Given instruction:
Using the entries shown below, output the line containing "Recreate this image", the line containing "plt.rcParams['axes.unicode_minus'] = False", and every line between them, exactly. Pictures are omitted.

Extracted data:
......
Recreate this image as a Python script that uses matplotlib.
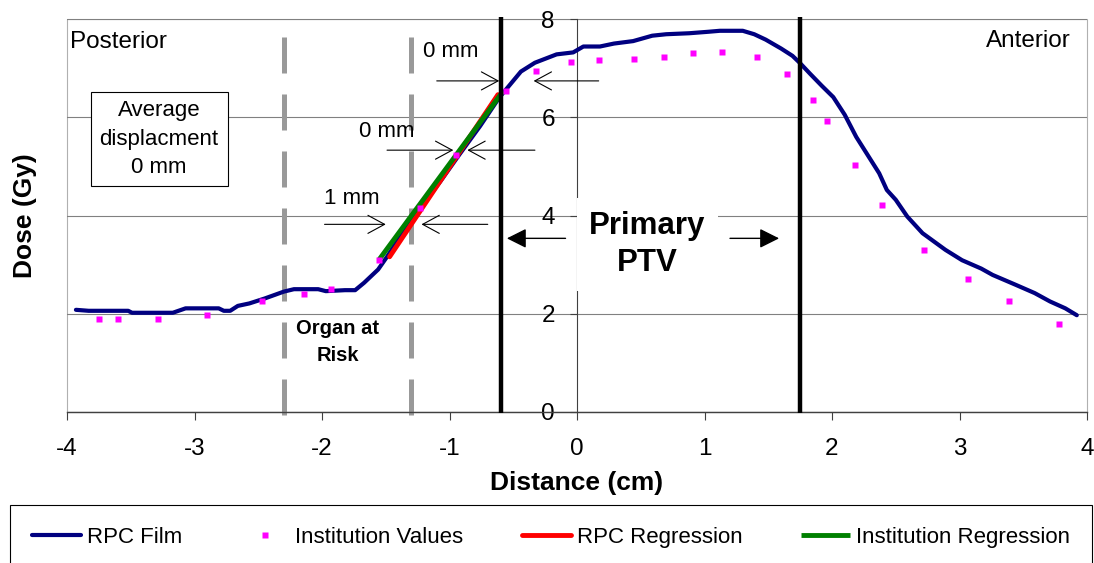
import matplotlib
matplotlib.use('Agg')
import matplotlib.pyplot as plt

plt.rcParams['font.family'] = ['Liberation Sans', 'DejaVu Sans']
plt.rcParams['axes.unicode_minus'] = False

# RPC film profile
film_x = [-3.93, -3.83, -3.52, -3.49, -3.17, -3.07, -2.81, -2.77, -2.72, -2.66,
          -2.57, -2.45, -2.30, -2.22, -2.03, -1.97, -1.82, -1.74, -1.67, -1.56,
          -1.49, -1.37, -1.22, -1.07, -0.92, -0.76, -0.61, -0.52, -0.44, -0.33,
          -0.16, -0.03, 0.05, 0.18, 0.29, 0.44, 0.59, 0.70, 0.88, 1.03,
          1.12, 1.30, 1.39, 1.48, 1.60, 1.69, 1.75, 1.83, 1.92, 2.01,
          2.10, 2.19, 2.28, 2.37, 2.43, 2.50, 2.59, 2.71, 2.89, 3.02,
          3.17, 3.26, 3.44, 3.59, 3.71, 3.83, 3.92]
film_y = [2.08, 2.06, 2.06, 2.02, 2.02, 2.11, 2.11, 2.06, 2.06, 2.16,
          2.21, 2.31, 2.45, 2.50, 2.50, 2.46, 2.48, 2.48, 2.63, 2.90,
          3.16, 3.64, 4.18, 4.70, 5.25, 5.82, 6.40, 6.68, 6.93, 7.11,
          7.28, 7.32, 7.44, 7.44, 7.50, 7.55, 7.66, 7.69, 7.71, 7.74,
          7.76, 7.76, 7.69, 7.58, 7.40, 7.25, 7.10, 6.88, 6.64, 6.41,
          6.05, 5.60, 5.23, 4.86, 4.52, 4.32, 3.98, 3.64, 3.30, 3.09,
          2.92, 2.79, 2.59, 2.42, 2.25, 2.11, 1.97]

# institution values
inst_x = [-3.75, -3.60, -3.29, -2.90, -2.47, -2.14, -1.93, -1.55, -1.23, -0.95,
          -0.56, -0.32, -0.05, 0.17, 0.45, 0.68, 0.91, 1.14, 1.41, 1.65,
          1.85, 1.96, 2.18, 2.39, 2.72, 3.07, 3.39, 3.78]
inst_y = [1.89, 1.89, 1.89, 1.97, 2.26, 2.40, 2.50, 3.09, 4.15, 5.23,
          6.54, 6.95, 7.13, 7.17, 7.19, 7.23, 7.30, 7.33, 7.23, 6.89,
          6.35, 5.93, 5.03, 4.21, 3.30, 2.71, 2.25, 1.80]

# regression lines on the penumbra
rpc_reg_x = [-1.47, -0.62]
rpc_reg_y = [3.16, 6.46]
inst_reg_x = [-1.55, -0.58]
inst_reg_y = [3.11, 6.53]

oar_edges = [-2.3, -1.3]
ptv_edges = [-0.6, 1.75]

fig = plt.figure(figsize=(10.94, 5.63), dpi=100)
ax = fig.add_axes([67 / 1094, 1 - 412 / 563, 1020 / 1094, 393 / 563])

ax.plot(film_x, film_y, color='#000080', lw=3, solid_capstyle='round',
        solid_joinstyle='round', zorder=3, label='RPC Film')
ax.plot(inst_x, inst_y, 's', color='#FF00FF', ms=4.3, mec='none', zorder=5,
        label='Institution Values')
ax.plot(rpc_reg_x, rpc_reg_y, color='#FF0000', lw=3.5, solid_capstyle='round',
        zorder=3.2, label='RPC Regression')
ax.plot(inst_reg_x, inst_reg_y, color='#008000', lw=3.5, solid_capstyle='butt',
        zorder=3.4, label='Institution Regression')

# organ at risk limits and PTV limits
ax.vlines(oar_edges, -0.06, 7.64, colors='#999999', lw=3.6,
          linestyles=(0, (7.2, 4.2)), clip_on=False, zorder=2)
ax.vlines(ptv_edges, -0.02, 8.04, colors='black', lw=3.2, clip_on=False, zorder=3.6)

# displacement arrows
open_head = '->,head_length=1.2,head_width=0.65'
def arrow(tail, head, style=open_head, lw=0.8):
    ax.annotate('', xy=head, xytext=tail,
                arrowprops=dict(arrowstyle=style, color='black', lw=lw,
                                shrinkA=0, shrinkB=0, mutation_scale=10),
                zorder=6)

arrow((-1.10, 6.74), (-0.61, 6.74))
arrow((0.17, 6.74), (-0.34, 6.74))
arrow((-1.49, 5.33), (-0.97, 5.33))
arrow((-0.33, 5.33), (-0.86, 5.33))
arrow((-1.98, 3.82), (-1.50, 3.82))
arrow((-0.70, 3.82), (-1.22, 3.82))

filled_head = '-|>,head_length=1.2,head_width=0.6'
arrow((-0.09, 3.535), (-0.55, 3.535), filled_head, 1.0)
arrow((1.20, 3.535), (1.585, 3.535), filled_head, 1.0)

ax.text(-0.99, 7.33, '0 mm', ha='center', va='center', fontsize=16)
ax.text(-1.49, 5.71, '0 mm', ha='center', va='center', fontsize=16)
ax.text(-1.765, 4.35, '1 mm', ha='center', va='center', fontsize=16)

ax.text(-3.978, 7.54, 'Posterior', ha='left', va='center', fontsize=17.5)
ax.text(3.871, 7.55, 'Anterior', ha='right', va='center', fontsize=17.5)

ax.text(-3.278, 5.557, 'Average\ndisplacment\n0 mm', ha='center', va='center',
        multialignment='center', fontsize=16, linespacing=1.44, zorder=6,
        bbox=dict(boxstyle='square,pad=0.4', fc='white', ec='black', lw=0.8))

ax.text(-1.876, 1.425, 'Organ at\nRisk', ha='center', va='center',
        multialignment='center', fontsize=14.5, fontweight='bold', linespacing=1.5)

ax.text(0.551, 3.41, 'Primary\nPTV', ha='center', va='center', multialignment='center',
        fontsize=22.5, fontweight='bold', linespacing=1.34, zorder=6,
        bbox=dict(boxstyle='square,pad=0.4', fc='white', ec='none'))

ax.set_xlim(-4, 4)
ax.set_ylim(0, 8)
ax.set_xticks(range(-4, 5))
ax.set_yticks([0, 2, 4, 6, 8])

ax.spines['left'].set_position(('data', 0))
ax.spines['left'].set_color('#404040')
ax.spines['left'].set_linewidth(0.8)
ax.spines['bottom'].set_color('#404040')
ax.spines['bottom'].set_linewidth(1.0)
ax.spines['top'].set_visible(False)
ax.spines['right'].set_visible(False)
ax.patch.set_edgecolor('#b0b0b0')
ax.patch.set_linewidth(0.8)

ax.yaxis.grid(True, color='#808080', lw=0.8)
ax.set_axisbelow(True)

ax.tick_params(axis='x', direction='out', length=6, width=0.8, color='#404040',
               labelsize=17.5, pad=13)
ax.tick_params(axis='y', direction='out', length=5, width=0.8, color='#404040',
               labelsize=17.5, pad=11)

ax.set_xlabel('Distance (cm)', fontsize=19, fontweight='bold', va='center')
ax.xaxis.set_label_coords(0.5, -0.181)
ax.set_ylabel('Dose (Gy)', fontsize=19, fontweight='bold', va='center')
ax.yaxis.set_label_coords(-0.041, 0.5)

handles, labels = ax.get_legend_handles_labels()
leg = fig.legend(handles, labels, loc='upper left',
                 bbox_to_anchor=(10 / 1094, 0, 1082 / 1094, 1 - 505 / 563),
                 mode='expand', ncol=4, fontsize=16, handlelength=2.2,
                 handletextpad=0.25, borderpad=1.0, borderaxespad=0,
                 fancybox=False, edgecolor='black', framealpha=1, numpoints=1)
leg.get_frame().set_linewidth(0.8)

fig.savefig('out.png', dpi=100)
......
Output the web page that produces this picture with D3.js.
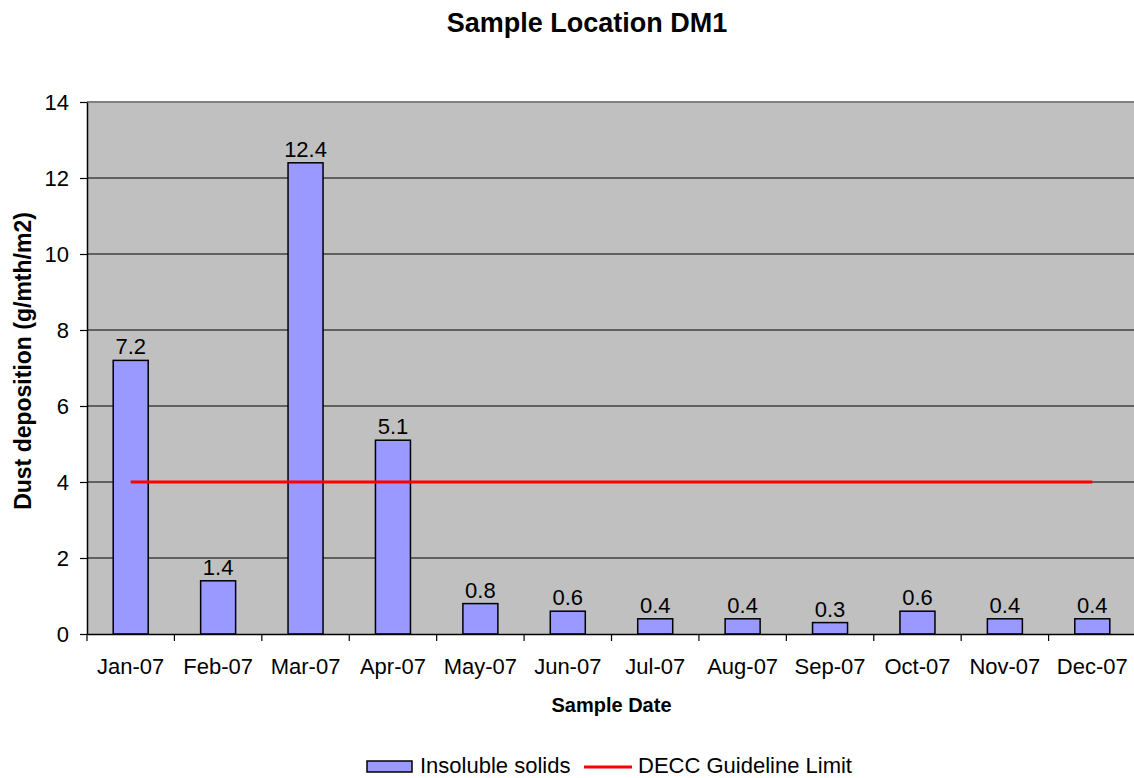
......
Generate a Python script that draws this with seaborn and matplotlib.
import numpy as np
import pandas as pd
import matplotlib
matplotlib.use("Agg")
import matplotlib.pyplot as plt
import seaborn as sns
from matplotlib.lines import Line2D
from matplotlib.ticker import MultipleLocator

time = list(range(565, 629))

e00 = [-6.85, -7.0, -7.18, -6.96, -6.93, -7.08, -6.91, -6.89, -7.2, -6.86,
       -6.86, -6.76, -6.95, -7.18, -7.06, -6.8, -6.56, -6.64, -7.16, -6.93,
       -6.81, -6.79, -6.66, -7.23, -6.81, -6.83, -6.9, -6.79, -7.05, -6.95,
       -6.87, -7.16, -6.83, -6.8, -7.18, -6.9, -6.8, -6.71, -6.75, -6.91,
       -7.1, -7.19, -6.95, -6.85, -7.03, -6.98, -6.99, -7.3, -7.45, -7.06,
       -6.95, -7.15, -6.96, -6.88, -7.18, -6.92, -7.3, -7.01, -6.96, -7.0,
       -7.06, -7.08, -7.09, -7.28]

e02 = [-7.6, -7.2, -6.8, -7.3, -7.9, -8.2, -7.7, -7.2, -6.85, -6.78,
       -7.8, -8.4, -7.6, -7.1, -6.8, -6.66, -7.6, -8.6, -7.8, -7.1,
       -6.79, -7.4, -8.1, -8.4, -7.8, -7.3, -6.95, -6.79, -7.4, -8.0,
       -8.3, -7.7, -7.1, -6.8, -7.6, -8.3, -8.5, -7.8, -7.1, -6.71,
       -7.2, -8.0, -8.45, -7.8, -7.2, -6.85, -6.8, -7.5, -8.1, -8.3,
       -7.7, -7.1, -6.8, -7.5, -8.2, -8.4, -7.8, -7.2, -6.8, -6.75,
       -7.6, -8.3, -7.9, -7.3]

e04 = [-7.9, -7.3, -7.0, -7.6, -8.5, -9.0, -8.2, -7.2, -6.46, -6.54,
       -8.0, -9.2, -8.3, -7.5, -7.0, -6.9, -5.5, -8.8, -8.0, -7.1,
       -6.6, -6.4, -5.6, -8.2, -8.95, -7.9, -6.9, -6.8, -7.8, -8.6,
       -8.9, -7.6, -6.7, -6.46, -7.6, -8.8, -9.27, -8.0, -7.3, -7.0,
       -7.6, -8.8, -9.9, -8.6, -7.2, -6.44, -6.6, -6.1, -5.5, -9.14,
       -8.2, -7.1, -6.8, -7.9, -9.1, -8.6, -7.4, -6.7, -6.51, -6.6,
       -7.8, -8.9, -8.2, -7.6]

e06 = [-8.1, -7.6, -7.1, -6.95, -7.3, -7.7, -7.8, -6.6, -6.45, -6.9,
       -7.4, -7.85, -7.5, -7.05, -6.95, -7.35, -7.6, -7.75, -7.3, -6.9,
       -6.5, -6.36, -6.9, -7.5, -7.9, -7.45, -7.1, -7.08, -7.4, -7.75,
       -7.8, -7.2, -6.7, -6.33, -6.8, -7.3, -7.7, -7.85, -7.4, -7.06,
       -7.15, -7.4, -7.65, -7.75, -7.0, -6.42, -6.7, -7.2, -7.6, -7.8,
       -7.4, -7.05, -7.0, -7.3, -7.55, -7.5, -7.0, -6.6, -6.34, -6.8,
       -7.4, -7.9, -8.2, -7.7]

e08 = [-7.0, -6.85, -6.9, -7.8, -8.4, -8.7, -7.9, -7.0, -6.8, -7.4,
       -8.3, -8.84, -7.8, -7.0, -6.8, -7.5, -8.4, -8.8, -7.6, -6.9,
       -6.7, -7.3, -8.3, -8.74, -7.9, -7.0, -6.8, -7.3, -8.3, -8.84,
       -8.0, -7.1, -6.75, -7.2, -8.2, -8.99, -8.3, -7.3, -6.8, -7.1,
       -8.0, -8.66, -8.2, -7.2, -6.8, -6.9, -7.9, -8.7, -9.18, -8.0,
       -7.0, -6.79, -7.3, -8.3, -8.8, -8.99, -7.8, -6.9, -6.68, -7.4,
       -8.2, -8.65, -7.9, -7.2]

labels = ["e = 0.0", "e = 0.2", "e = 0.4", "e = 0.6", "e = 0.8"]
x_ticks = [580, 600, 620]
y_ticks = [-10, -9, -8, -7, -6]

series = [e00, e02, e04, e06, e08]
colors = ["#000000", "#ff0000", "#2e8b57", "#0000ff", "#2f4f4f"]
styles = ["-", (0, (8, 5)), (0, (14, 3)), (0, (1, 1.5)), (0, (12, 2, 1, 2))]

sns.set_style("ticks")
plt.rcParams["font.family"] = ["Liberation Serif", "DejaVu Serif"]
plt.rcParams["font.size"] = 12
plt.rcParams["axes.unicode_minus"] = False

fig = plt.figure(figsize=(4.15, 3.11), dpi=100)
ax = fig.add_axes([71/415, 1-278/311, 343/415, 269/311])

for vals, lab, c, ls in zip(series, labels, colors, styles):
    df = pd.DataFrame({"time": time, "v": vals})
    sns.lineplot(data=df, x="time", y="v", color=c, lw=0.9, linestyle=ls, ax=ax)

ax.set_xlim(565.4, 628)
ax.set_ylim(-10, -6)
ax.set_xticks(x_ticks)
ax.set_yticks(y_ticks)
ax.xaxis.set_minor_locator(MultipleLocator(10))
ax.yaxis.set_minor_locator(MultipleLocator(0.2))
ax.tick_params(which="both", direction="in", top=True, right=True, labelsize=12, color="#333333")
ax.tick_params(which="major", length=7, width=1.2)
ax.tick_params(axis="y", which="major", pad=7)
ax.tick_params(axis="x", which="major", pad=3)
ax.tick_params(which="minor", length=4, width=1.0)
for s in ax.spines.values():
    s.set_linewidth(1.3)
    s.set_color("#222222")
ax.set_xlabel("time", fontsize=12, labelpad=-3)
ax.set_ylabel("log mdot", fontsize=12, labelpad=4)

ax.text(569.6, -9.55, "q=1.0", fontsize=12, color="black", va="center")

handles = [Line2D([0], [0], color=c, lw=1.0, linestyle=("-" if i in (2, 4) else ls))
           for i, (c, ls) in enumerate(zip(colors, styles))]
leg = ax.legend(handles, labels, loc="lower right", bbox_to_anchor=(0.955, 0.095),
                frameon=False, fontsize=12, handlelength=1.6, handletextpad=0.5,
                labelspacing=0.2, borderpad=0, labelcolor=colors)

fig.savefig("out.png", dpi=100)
......
Written solution:
Recreate this image as a Python script that uses matplotlib.
import matplotlib
matplotlib.use('Agg')
import matplotlib.pyplot as plt

plt.rcParams['font.family'] = ['Liberation Sans', 'DejaVu Sans']
plt.rcParams['axes.unicode_minus'] = False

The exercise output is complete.